%%

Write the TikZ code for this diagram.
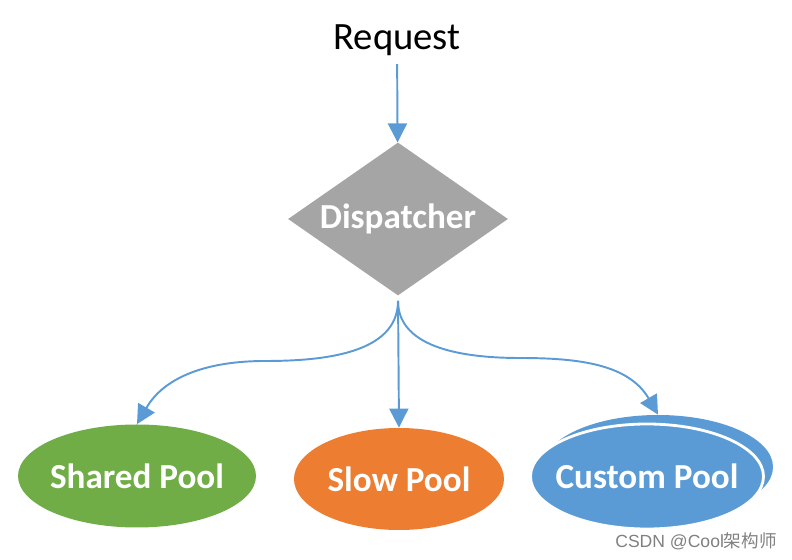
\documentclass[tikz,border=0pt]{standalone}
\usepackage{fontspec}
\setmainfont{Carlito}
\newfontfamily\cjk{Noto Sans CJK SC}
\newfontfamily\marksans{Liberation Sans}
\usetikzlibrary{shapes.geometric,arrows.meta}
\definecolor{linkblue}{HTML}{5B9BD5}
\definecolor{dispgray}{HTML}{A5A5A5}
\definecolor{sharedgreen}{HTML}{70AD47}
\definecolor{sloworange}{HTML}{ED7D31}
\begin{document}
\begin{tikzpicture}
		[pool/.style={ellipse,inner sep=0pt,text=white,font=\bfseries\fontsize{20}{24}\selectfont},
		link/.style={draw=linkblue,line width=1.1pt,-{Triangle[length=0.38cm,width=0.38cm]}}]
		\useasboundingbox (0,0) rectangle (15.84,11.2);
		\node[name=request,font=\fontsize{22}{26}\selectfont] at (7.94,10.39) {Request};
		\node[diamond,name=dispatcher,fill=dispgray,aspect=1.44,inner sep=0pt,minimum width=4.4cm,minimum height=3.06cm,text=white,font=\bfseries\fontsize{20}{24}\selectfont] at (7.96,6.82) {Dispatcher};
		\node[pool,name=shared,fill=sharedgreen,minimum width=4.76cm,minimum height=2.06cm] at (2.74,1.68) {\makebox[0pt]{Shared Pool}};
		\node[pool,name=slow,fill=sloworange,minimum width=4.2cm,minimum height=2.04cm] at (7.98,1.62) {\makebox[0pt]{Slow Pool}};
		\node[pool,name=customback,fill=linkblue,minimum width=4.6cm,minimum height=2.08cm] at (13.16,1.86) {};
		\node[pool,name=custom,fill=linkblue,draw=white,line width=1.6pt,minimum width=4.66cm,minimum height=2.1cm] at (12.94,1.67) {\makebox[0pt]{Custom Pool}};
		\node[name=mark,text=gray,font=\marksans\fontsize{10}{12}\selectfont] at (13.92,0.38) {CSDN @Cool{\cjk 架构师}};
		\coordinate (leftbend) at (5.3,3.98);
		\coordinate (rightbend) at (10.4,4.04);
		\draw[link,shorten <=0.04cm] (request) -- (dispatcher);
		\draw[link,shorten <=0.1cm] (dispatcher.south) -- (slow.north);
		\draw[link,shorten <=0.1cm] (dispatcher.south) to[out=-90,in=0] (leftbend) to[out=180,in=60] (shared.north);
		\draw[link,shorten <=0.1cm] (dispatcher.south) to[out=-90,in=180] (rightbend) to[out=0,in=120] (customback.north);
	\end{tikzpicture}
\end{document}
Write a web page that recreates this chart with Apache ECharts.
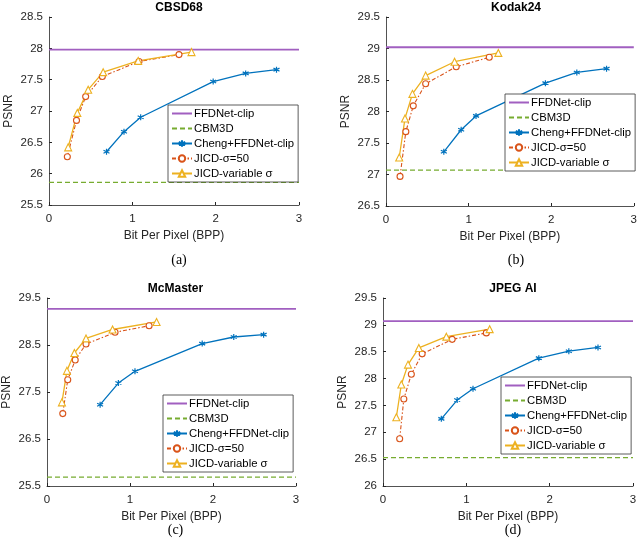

%%

Using the records above, retype everything exactly except the pictures.

Write the TikZ code for this diagram.
\documentclass[tikz,border=0pt]{standalone}
\usepackage{fontspec}
\setmainfont{Carlito}
\newfontfamily\cjk{Noto Sans CJK SC}
\newfontfamily\marksans{Liberation Sans}
\usetikzlibrary{shapes.geometric,arrows.meta}
\definecolor{linkblue}{HTML}{5B9BD5}
\definecolor{dispgray}{HTML}{A5A5A5}
\definecolor{sharedgreen}{HTML}{70AD47}
\definecolor{sloworange}{HTML}{ED7D31}
\begin{document}
\begin{tikzpicture}
		[pool/.style={ellipse,inner sep=0pt,text=white,font=\bfseries\fontsize{20}{24}\selectfont},
		link/.style={draw=linkblue,line width=1.1pt,-{Triangle[length=0.38cm,width=0.38cm]}}]
		\useasboundingbox (0,0) rectangle (15.84,11.2);
		\node[name=request,font=\fontsize{22}{26}\selectfont] at (7.94,10.39) {Request};
		\node[diamond,name=dispatcher,fill=dispgray,aspect=1.44,inner sep=0pt,minimum width=4.4cm,minimum height=3.06cm,text=white,font=\bfseries\fontsize{20}{24}\selectfont] at (7.96,6.82) {Dispatcher};
		\node[pool,name=shared,fill=sharedgreen,minimum width=4.76cm,minimum height=2.06cm] at (2.74,1.68) {\makebox[0pt]{Shared Pool}};
		\node[pool,name=slow,fill=sloworange,minimum width=4.2cm,minimum height=2.04cm] at (7.98,1.62) {\makebox[0pt]{Slow Pool}};
		\node[pool,name=customback,fill=linkblue,minimum width=4.6cm,minimum height=2.08cm] at (13.16,1.86) {};
		\node[pool,name=custom,fill=linkblue,draw=white,line width=1.6pt,minimum width=4.66cm,minimum height=2.1cm] at (12.94,1.67) {\makebox[0pt]{Custom Pool}};
		\node[name=mark,text=gray,font=\marksans\fontsize{10}{12}\selectfont] at (13.92,0.38) {CSDN @Cool{\cjk 架构师}};
		\coordinate (leftbend) at (5.3,3.98);
		\coordinate (rightbend) at (10.4,4.04);
		\draw[link,shorten <=0.04cm] (request) -- (dispatcher);
		\draw[link,shorten <=0.1cm] (dispatcher.south) -- (slow.north);
		\draw[link,shorten <=0.1cm] (dispatcher.south) to[out=-90,in=0] (leftbend) to[out=180,in=60] (shared.north);
		\draw[link,shorten <=0.1cm] (dispatcher.south) to[out=-90,in=180] (rightbend) to[out=0,in=120] (customback.north);
	\end{tikzpicture}
\end{document}
Write a web page that recreates this chart with Apache ECharts.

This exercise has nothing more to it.